A Star Architect Leaves Some Clients Fuming
The architect Santiago Calatrava is collecting critics as buildings develop problems.
"... even as Mr. Calatrava’s eye-catching PATH station creeps toward completion in Lower Manhattan, he is often cast as a villain here in Valencia. One local politician runs a Web site calledCalatravatelaclava, which loosely translates as, “Calatrava bleeds you dry.” ..."
Valencia, where Mr. Calatrava was born, has a lot to regret now that Spain’s economic boom is over. The regional government, led by the center-right Popular Party, spent, for instance, about $180 million on a new airport that has not managed to attract any airlines. And some critics see Mr. Calatrava’s City of Arts and Sciences as another monument to the government’s extravagance, not his. Did Valencia really need an opera house, they ask?
But other critics scoff at Mr. Calatrava’s landscaped gardens beneath metal arches that become so hot no vines will entwine them. The roof of the performance hall leaks, they say. The opera was once flooded in a storm. Didn’t he know he was working in a riverbed?
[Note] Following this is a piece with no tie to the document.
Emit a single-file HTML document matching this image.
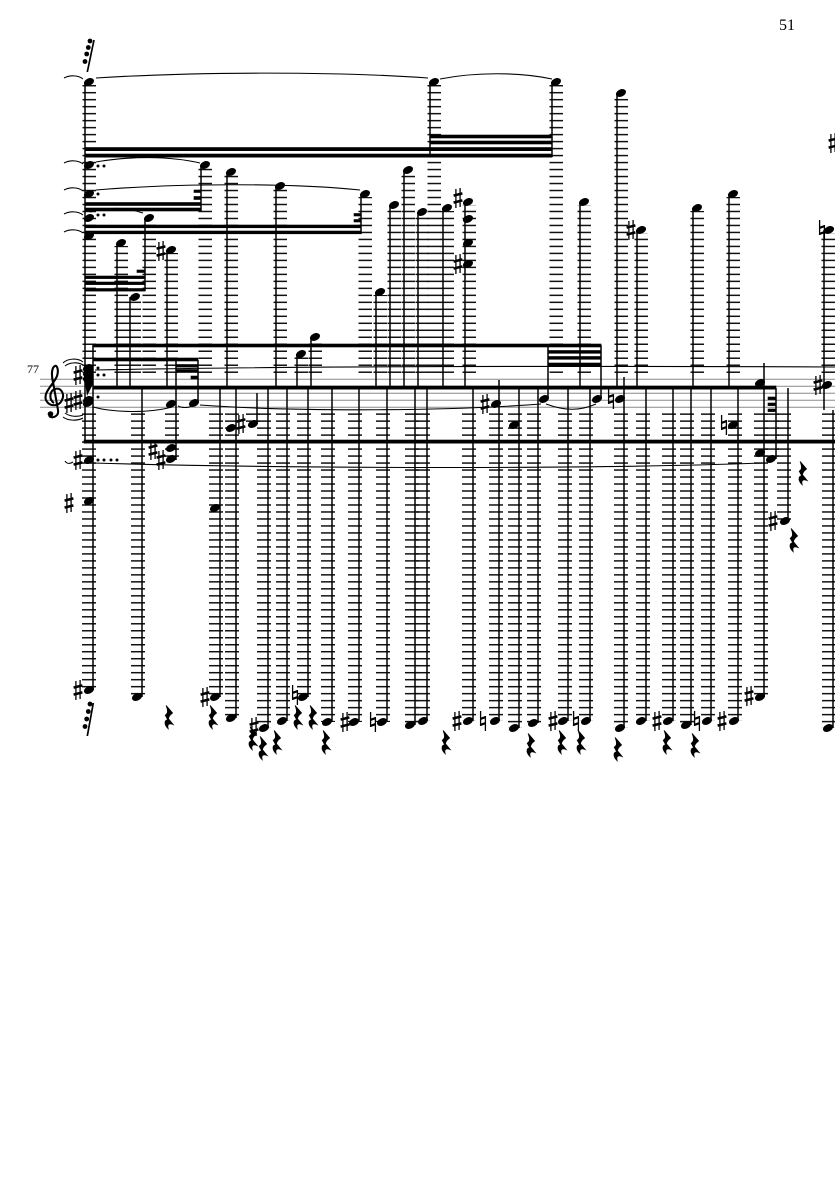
<!DOCTYPE html>
<html><head><meta charset="utf-8"><title>Score page 51</title>
<style>
html,body{margin:0;padding:0;background:#fff;width:835px;height:1181px;overflow:hidden}
svg{display:block}
text{font-family:"Liberation Serif",serif;fill:#000}
</style></head><body>
<svg width="835" height="1181" viewBox="0 0 835 1181" xmlns="http://www.w3.org/2000/svg">
<defs>
<pattern id="L" patternUnits="userSpaceOnUse" x="0" y="378.45" width="1000" height="6.988"><rect width="1000" height="1.5" fill="#111"/></pattern>
<g id="n"><ellipse rx="5.3" ry="3.6" transform="rotate(-25)" fill="#000"/></g>
<g id="s" stroke="#000" fill="none"><path d="M-2.1-9V10M2.1-10V9" stroke-width="1.3"/><path d="M-4.4-2.4L4.4-4.6M-4.4 4.6L4.4 2.4" stroke-width="2.5"/></g>
<g id="h" stroke="#000" fill="none"><path d="M-2.4-10V5M2.4-5V10" stroke-width="1.3"/><path d="M-2.4-2.2L2.4-3.8M-2.4 3.8L2.4 2.2" stroke-width="2.2"/></g>
<g id="r" transform="scale(1.15)"><path d="M-2.5-10L3-3.5C1-2-.5 0-.5 1.5L3.5 6.5C1 5.5-2 5.5-.8 10C-4 7-4.5 3-1 2.5L-3.2-1.5C-1-3-.5-5-2.5-10Z" fill="#000" stroke="#000" stroke-width=".8"/></g>
</defs>

<!-- page number / bar number -->
<text x="779" y="30" font-size="16">51</text>
<text x="27" y="373" font-size="12">77</text>

<!-- staff -->
<g stroke="#8a8a8a" stroke-width="1">
<path d="M40 379.3H835M40 386.3H835M40 393.3H835M40 400.3H835M40 407.3H835"/>
</g>

<!-- upper ledger columns -->
<g fill="url(#L)">
<rect x="82.5" y="85" width="13.5" height="288"/>
<rect x="114.5" y="246" width="13.5" height="127"/>
<rect x="127.5" y="300" width="13.5" height="73"/>
<rect x="142.5" y="221" width="13.5" height="152"/>
<rect x="164.5" y="253" width="13.5" height="120"/>
<rect x="198.5" y="168" width="13.5" height="205"/>
<rect x="224.5" y="175" width="13.5" height="198"/>
<rect x="273.5" y="189" width="13.5" height="184"/>
<rect x="294.5" y="357" width="13.5" height="16"/>
<rect x="308.5" y="340" width="13.5" height="33"/>
<rect x="358.5" y="197" width="13.5" height="176"/>
<rect x="373.5" y="295" width="13.5" height="78"/>
<rect x="387.5" y="208" width="13.5" height="165"/>
<rect x="401.5" y="173" width="13.5" height="200"/>
<rect x="415.5" y="215" width="13.5" height="158"/>
<rect x="427.5" y="85" width="13.5" height="288"/>
<rect x="440.5" y="211" width="13.5" height="162"/>
<rect x="462.5" y="205" width="13.5" height="168"/>
<rect x="549.5" y="85" width="13.5" height="288"/>
<rect x="577.5" y="205" width="13.5" height="168"/>
<rect x="614.5" y="96" width="13.5" height="277"/>
<rect x="634.5" y="233" width="13.5" height="140"/>
<rect x="690.5" y="211" width="13.5" height="162"/>
<rect x="726.5" y="197" width="13.5" height="176"/>
<rect x="821.5" y="233" width="13.5" height="140"/>
</g>

<!-- lower ledger columns -->
<g fill="url(#L)">
<rect x="82" y="413" width="14" height="277"/>
<rect x="131" y="413" width="14" height="284"/>
<rect x="165" y="413" width="14" height="47"/>
<rect x="209" y="413" width="14" height="284"/>
<rect x="225" y="413" width="14" height="305"/>
<rect x="246" y="413" width="14" height="11"/>
<rect x="257" y="413" width="14" height="315"/>
<rect x="276" y="413" width="14" height="308"/>
<rect x="297" y="413" width="14" height="284"/>
<rect x="321" y="413" width="14" height="309"/>
<rect x="348" y="413" width="14" height="309"/>
<rect x="376" y="413" width="14" height="309"/>
<rect x="405" y="413" width="14" height="312"/>
<rect x="416" y="413" width="14" height="308"/>
<rect x="462" y="413" width="14" height="308"/>
<rect x="489" y="413" width="14" height="308"/>
<rect x="508" y="413" width="14" height="315"/>
<rect x="527" y="413" width="14" height="310"/>
<rect x="558" y="413" width="14" height="308"/>
<rect x="579" y="413" width="14" height="308"/>
<rect x="614" y="413" width="14" height="315"/>
<rect x="636" y="413" width="14" height="308"/>
<rect x="662" y="413" width="14" height="308"/>
<rect x="680" y="413" width="14" height="312"/>
<rect x="701" y="413" width="14" height="308"/>
<rect x="728" y="413" width="14" height="308"/>
<rect x="754" y="413" width="14" height="284"/>
<rect x="765" y="413" width="14" height="46"/>
<rect x="777" y="413" width="14" height="108"/>
<rect x="822" y="413" width="14" height="315"/>
</g>

<!-- stems -->
<g stroke="#000" stroke-width="1.5" fill="none">
<path d="M85 82V443M93 345V690"/>
<path d="M117 243V388M130 297V388M145 218V291M167 250V388M201 165V211M227 172V388M276 186V388M297 354V388M311 337V388M361 194V234M376 292V388M390 205V388M404 170V388M418 212V388M430 82V157M443 208V388M465 202V388M552 82V157M580 202V388M617 93V388M637 230V388M693 208V388M729 194V388"/>
<path d="M176 360V460M198 360V403M548 345V399M601 345V399M624 377V728"/>
<path d="M142 388V697M220 388V697M236 388V718M257 393V424M268 388V728M287 388V721M308 388V697M332 388V722M359 388V722M387 388V722M415 388V725M427 388V721M473 388V721M499 380V721M519 388V728M538 388V723M568 388V721M590 388V721M646 388V721M673 388V721M691 388V725M711 388V721M738 388V721M764 363V697M776 388V459M788 388V521M824 230V410M833 410V728"/>
<path d="M94 40L87.3 72M93.3 703L87.3 736" stroke-width="1.7"/>
</g>

<!-- beams -->
<g fill="#000" stroke="#000" stroke-width=".6">
<rect x="85" y="147.5" width="467" height="3.2"/>
<rect x="85" y="154" width="467" height="3.2"/>
<rect x="430" y="135" width="122" height="3"/>
<rect x="430" y="141" width="122" height="3"/>
<rect x="85" y="202.5" width="116" height="3"/>
<rect x="85" y="208" width="116" height="3"/>
<rect x="194" y="190" width="7" height="2.5"/>
<rect x="194" y="196.5" width="7" height="3"/>
<rect x="85" y="225" width="276" height="2.8"/>
<rect x="85" y="231" width="276" height="2.8"/>
<rect x="354" y="213.5" width="7" height="2.5"/>
<rect x="354" y="219.5" width="7" height="2.5"/>
<rect x="85" y="276" width="60" height="2.6"/>
<rect x="85" y="282" width="60" height="2.6"/>
<rect x="85" y="288.5" width="60" height="2.6"/>
<rect x="137" y="270" width="8" height="2.5"/>
<rect x="93" y="344" width="508" height="3"/>
<rect x="548" y="350.5" width="53" height="2.8"/>
<rect x="548" y="356.5" width="53" height="2.8"/>
<rect x="548" y="363" width="53" height="3"/>
<rect x="93" y="358" width="105" height="3"/>
<rect x="176" y="364.5" width="22" height="2.6"/>
<rect x="176" y="369.5" width="22" height="3"/>
<rect x="191" y="376" width="7" height="3"/>
<rect x="93" y="386" width="683" height="3.2"/>
<rect x="84" y="440" width="751" height="3.2"/>
<rect x="768" y="397" width="8" height="2.6"/>
<rect x="768" y="403" width="8" height="2.6"/>
<rect x="768" y="409" width="8" height="2.6"/>
</g>

<!-- ties -->
<g stroke="#000" stroke-width="1.1" fill="none">
<path d="M64 78C70 75 78 75 83 79M64 163C70 160 78 160 83 164M64 190C70 187 78 187 83 191M64 214C70 211 78 211 83 215M64 232C70 229 78 229 83 233"/>
<path d="M96 78C190 72 330 71 428 78"/>
<path d="M440 79C475 72 520 72 552 79"/>
<path d="M96 162C130 156 170 156 200 163"/>
<path d="M96 190C180 183 290 183 360 190"/>
<path d="M90 212C110 207 125 207 143 213"/>
<path d="M95 370C300 366 600 366 835 367"/>
<path d="M93 407C115 413 150 413 172 407M178 406C182 408 188 408 192 406"/>
<path d="M200 405C300 412 450 411 541 404"/>
<path d="M546 404C565 411 580 411 596 404"/>
<path d="M93 463C300 469 600 469 762 463"/>
<path d="M65 461C67 464 70 464 73 462"/>
<path d="M63 363C68 358 78 358 83 362M65 366C70 362 78 362 83 365"/>
<path d="M63 417C68 421 78 421 83 418M65 413C70 417 78 417 83 415"/>
</g>

<!-- clef -->
<path d="M54 403C49 400 49 391 55 389C61 387 65 394 62 400C59 407 49 407 46 400C43 392 54 384 57 376C59 370 57 365 55 366C52 367 51 374 53 382L58 410C59 416 53 419 49 416" fill="none" stroke="#000" stroke-width="2.1"/>
<circle cx="50.5" cy="414" r="2.8" fill="#000"/>

<!-- noteheads upper -->
<g>
<use href="#n" x="89" y="82"/><use href="#n" x="89" y="165"/><use href="#n" x="89" y="194"/><use href="#n" x="89" y="218"/><use href="#n" x="89" y="236"/>
<use href="#n" x="121" y="243"/><use href="#n" x="135" y="297"/><use href="#n" x="149" y="218"/><use href="#n" x="171" y="250"/>
<use href="#n" x="205" y="165"/><use href="#n" x="231" y="172"/><use href="#n" x="280" y="186"/><use href="#n" x="301" y="354"/><use href="#n" x="315" y="337"/>
<use href="#n" x="365" y="194"/><use href="#n" x="380" y="292"/><use href="#n" x="394" y="205"/><use href="#n" x="408" y="170"/><use href="#n" x="422" y="212"/>
<use href="#n" x="434" y="82"/><use href="#n" x="447" y="208"/>
<use href="#n" x="468" y="202"/><use href="#n" x="468" y="219"/><use href="#n" x="468" y="243"/><use href="#n" x="468" y="264"/>
<use href="#n" x="556" y="82"/><use href="#n" x="584" y="202"/><use href="#n" x="621" y="93"/><use href="#n" x="641" y="230"/><use href="#n" x="697" y="208"/><use href="#n" x="733" y="194"/><use href="#n" x="829" y="230"/>
</g>
<!-- noteheads staff -->
<g>
<rect x="84" y="366" width="9" height="16" fill="#000"/><path d="M85 382L93 372V384L87 396Z" fill="#000"/>
<use href="#n" x="88" y="368"/><use href="#n" x="88" y="373"/><use href="#n" x="88" y="378"/><use href="#n" x="88" y="400"/><use href="#n" x="88" y="403"/>
<use href="#n" x="171" y="404"/><use href="#n" x="194" y="403"/>
<use href="#n" x="231" y="428"/><use href="#n" x="253" y="424"/>
<use href="#n" x="496" y="404"/><use href="#n" x="514" y="425"/><use href="#n" x="544" y="399"/><use href="#n" x="597" y="399"/><use href="#n" x="620" y="399"/>
<use href="#n" x="733" y="425"/><use href="#n" x="760" y="383"/><use href="#n" x="760" y="453"/><use href="#n" x="771" y="459"/><use href="#n" x="827" y="385"/>
<use href="#n" x="171" y="448"/><use href="#n" x="171" y="459"/>
</g>
<!-- noteheads lower -->
<g>
<use href="#n" x="89" y="460"/><use href="#n" x="89" y="501"/><use href="#n" x="89" y="690"/>
<use href="#n" x="137" y="697"/><use href="#n" x="215" y="508"/><use href="#n" x="215" y="697"/><use href="#n" x="231" y="718"/><use href="#n" x="264" y="728"/>
<use href="#n" x="282" y="721"/><use href="#n" x="303" y="697"/><use href="#n" x="327" y="722"/><use href="#n" x="354" y="722"/><use href="#n" x="382" y="722"/>
<use href="#n" x="410" y="725"/><use href="#n" x="423" y="721"/><use href="#n" x="468" y="721"/><use href="#n" x="495" y="721"/><use href="#n" x="514" y="728"/><use href="#n" x="533" y="723"/>
<use href="#n" x="563" y="721"/><use href="#n" x="586" y="721"/><use href="#n" x="620" y="728"/><use href="#n" x="641" y="721"/><use href="#n" x="668" y="721"/><use href="#n" x="686" y="725"/><use href="#n" x="707" y="721"/><use href="#n" x="734" y="721"/><use href="#n" x="760" y="697"/><use href="#n" x="785" y="521"/><use href="#n" x="828" y="728"/>
</g>

<!-- dots -->
<g fill="#000">
<circle cx="98" cy="166" r="1.5"/><circle cx="104" cy="166" r="1.5"/>
<circle cx="98" cy="194" r="1.5"/>
<circle cx="98" cy="215" r="1.5"/><circle cx="104" cy="215" r="1.5"/>
<circle cx="98" cy="368" r="1.5"/><circle cx="98" cy="375" r="1.5"/><circle cx="104" cy="375" r="1.5"/><circle cx="98" cy="397" r="1.5"/>
<circle cx="98" cy="460" r="1.5"/><circle cx="104" cy="460" r="1.5"/><circle cx="111" cy="460" r="1.5"/><circle cx="117" cy="460" r="1.5"/>
<circle cx="90" cy="41" r="2.4"/><circle cx="88.3" cy="47.5" r="2.4"/><circle cx="86.7" cy="54" r="2.4"/><circle cx="85" cy="61.5" r="2.4"/>
<circle cx="90" cy="704" r="2.4"/><circle cx="88.3" cy="711.5" r="2.4"/><circle cx="86.7" cy="719" r="2.4"/><circle cx="85" cy="726.5" r="2.4"/>
</g>

<!-- sharps -->
<g>
<use href="#s" x="161" y="251"/><use href="#s" x="458" y="198"/><use href="#s" x="458" y="264"/><use href="#s" x="631" y="230"/><use href="#s" x="833" y="143"/>
<use href="#s" x="78" y="375"/><use href="#s" x="69" y="403"/><use href="#s" x="78" y="400"/>
<use href="#s" x="78" y="460"/><use href="#s" x="69" y="503"/><use href="#s" x="78" y="690"/>
<use href="#s" x="153" y="450"/><use href="#s" x="161" y="460"/><use href="#s" x="241" y="424"/>
<use href="#s" x="205" y="697"/><use href="#s" x="254" y="727"/><use href="#s" x="345" y="722"/>
<use href="#s" x="485" y="404"/><use href="#s" x="818" y="385"/><use href="#s" x="773" y="521"/>
<use href="#s" x="457" y="721"/><use href="#s" x="553" y="721"/><use href="#s" x="657" y="721"/><use href="#s" x="722" y="721"/><use href="#s" x="749" y="696"/>
</g>
<!-- naturals -->
<g>
<use href="#h" x="611" y="399"/><use href="#h" x="724" y="425"/><use href="#h" x="822" y="230"/>
<use href="#h" x="295" y="695"/><use href="#h" x="373" y="722"/><use href="#h" x="483" y="721"/><use href="#h" x="576" y="721"/><use href="#h" x="697" y="721"/>
</g>
<!-- rests -->
<g>
<use href="#r" x="169" y="717"/><use href="#r" x="213" y="717"/><use href="#r" x="253" y="738"/><use href="#r" x="263" y="748"/><use href="#r" x="277" y="742"/>
<use href="#r" x="298" y="717"/><use href="#r" x="313" y="717"/><use href="#r" x="326" y="742"/><use href="#r" x="446" y="742"/><use href="#r" x="531" y="745"/>
<use href="#r" x="562" y="742"/><use href="#r" x="581" y="742"/><use href="#r" x="618" y="749"/><use href="#r" x="667" y="742"/><use href="#r" x="695" y="745"/>
<use href="#r" x="803" y="473"/><use href="#r" x="794" y="540"/>
</g>
</svg>
</body></html>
One Valencia architect, Vicente Blasco, has taken Mr. Calatrava to task in a local newspaper for even trying to cover the steel sides of the opera house with a mosaic of broken white tiles. (That touch was Mr. Calatrava’s nod to another noted architect of Spain, Antoni Gaudí, who favored mosaics.) The flourish may have been a nice idea, Mr. Blasco said, but it was absurd. The buckling that is now occurring was predictable. On days with a rapid change in temperature, he wrote, the steel and tile contract and expand at different rates.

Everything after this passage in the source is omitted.